Plotting code records
--- BEGIN ---
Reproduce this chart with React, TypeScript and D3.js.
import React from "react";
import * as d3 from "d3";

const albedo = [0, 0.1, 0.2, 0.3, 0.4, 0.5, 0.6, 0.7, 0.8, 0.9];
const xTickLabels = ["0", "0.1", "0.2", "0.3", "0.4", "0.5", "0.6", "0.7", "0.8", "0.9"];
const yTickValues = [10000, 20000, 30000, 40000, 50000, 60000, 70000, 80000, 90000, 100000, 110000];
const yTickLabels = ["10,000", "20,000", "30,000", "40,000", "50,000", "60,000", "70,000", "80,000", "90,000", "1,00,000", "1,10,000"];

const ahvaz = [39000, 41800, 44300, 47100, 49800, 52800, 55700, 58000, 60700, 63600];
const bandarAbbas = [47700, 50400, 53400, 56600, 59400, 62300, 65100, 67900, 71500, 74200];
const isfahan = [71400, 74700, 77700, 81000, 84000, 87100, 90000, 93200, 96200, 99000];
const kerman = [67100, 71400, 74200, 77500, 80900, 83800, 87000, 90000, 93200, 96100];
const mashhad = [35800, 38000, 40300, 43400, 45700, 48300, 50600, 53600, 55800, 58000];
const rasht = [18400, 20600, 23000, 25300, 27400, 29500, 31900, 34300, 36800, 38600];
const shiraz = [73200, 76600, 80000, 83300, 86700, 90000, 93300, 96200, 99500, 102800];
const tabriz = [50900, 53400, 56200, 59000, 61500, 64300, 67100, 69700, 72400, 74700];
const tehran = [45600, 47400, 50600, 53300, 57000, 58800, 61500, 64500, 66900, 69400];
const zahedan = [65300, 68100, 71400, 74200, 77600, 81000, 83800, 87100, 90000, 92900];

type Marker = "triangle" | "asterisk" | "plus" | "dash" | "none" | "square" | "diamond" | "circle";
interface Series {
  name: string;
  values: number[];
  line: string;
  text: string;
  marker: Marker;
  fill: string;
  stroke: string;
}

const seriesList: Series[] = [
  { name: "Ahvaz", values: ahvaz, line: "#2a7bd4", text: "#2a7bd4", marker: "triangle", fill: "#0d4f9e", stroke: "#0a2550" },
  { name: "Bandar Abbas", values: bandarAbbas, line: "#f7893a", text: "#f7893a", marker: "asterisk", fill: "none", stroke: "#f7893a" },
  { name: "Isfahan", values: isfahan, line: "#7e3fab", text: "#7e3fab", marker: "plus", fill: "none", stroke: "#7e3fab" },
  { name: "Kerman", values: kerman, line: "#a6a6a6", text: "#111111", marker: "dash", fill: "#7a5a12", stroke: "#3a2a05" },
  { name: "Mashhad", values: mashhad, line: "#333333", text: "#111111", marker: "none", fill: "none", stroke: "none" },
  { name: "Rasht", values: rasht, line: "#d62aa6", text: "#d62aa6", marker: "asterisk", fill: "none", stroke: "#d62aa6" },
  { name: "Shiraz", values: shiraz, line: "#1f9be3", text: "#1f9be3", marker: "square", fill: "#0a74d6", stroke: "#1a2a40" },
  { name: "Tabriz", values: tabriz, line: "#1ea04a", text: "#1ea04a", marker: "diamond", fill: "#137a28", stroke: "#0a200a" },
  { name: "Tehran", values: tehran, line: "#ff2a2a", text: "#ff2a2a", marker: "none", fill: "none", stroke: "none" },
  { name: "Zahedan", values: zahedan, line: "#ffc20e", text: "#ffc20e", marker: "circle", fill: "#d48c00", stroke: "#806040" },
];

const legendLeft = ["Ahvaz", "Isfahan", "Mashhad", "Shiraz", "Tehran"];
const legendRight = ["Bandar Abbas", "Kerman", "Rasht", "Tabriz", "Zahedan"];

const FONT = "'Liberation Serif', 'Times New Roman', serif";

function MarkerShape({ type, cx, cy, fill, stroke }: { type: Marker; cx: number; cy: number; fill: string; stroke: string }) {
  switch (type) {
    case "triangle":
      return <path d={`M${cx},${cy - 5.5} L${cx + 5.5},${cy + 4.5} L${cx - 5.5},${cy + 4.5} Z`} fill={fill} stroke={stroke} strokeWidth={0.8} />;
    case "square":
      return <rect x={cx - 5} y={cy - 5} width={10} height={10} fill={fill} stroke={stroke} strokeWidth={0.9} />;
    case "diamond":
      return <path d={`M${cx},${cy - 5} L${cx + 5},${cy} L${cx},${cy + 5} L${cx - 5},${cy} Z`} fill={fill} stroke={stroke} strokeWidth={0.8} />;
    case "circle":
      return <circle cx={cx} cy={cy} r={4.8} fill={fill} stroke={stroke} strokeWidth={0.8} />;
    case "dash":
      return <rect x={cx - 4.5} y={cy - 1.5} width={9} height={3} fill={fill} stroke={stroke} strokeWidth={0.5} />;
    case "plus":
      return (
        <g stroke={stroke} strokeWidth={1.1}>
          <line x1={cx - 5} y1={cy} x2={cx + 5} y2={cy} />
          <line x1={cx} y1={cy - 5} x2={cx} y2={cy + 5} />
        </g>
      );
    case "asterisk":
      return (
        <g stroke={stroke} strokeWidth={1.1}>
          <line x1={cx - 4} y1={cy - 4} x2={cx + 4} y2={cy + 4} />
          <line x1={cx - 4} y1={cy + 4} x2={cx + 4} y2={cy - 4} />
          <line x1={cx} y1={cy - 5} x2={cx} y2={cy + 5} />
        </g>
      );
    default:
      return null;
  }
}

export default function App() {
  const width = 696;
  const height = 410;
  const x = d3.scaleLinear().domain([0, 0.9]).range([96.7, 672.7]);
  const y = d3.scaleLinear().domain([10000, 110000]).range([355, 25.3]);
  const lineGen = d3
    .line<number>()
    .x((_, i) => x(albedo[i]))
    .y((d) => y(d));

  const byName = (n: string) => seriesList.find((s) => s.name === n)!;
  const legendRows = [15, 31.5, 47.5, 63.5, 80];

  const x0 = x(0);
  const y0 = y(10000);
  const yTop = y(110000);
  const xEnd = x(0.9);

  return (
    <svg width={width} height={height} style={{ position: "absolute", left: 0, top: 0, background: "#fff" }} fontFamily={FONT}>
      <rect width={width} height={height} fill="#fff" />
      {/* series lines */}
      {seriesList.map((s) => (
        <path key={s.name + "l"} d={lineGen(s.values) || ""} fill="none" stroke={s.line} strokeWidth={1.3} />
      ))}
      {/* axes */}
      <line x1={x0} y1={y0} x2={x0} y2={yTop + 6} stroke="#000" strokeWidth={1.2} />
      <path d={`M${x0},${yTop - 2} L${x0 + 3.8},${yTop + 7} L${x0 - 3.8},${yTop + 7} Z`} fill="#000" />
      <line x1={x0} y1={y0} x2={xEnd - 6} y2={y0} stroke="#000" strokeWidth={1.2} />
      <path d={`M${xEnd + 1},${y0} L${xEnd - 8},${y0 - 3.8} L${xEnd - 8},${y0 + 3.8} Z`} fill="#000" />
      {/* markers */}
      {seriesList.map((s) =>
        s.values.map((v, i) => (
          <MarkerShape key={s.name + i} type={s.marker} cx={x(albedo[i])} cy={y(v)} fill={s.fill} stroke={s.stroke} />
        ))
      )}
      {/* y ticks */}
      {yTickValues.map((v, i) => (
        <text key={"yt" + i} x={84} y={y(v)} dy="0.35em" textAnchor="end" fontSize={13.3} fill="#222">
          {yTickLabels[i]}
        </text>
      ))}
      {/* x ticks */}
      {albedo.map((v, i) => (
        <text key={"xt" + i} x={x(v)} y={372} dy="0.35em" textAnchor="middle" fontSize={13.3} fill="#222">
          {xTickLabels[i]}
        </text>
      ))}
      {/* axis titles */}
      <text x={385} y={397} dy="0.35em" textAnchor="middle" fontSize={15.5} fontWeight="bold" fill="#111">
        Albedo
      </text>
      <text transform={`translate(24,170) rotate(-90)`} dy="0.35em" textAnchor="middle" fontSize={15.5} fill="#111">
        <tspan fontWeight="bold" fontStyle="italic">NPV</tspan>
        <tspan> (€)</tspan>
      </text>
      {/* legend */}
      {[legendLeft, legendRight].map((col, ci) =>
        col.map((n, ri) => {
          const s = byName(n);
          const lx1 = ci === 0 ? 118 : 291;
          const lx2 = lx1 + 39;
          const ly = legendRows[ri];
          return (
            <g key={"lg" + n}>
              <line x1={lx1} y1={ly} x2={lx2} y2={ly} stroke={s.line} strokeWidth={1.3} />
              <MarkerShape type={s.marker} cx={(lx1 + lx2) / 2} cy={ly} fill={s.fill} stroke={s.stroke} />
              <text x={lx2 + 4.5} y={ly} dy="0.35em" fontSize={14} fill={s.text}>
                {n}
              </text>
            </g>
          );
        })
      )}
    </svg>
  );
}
--- END ---
--- BEGIN ---
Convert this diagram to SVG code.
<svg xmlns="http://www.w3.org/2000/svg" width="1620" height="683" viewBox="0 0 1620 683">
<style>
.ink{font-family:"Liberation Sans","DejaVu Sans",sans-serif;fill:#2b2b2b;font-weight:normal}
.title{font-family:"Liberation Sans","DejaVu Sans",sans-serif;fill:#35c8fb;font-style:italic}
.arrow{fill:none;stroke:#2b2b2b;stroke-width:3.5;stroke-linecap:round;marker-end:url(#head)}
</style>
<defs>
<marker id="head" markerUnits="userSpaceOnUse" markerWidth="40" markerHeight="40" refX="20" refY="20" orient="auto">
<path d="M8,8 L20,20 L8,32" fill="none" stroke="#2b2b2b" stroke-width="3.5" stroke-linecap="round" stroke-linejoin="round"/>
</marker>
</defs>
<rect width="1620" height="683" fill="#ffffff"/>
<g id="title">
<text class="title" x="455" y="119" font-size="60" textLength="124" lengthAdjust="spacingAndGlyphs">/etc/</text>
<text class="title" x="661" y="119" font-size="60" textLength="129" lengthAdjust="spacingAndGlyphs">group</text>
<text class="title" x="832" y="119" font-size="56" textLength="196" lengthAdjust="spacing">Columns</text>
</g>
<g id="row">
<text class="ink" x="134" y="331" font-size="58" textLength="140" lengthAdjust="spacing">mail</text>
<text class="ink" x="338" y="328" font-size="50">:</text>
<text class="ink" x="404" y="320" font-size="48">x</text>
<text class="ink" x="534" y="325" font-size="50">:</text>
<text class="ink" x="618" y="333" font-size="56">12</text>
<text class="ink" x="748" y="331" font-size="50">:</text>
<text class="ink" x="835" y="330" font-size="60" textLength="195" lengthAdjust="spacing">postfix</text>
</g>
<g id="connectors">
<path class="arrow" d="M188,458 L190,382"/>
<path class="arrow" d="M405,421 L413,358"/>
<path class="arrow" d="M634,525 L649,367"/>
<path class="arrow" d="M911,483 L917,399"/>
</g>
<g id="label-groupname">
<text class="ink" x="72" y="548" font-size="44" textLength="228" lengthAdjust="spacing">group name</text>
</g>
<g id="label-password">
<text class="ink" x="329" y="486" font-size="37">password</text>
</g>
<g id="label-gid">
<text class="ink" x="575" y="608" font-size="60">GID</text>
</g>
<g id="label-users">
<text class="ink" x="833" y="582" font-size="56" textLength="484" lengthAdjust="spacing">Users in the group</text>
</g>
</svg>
--- END ---
- **What is expected**
Find each line in the records holding the string "this" and show it.

- **The output**
Reproduce this chart with React, TypeScript and D3.js.
Convert this diagram to SVG code.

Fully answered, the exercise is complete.